Passing object pointer as first argument for a member function: is it standard?

Question

The following program compiles with both gcc and clang, but is this actually standard C++11 or do both compilers choose to support it for convenience?

struct Foo {
    int i;

    void bar() { std::cout << i << std::endl; }
};

int main() {
    std::function<void(Foo*)> method = &Foo::bar;

    Foo myFoo{4};
    method(&myFoo); // prints 4
}

This is certainly convenient, but I don't understand how/why it works.

Answer 1

Yes, that is standard. [func.wrap.func.inv] specifies that the operator()(ArgTypes&&... args)
of std::function calls

INVOKE (f, std::forward<ArgTypes>(args)..., R) (20.8.2), where f is the target object (20.8.1) of *this.

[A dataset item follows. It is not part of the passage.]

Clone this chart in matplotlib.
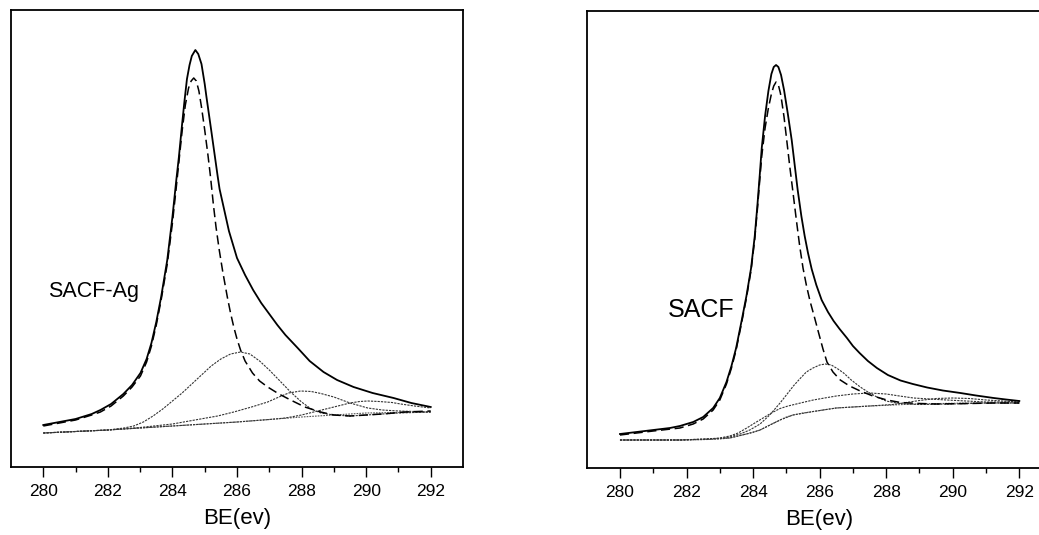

_{(Where R is the specified return type.)}

[func.require] defines INVOKE:

Define INVOKE (f, t1, t2, ..., tN) as follows:

• (t1.*f)(t2, ..., tN) when f is a pointer to a member function of a class T and t1 is an object of type T or a reference to an object of type T or a reference to an object of a type derived from T;

• ((*t1).*f)(t2, ..., tN) when f is a pointer to a member function of a class T and t1 is not one of the types described in the previous item;

• […]

Note that the trailing R in the call is used for the conversion to R (the return type of the function):

Define INVOKE (f, t1, t2, ..., tN, R) as INVOKE (f, t1, t2, ..., tN) implicitly converted to R.

The first and only argument you give is the pointer to the Foo-object. The call to method thus results in the call (void)((*t1).*f)() which is, when written with your given values, equivalent to
((*(&myFoo)).&Foo::bar)(), which is equivalent to myFoo.bar().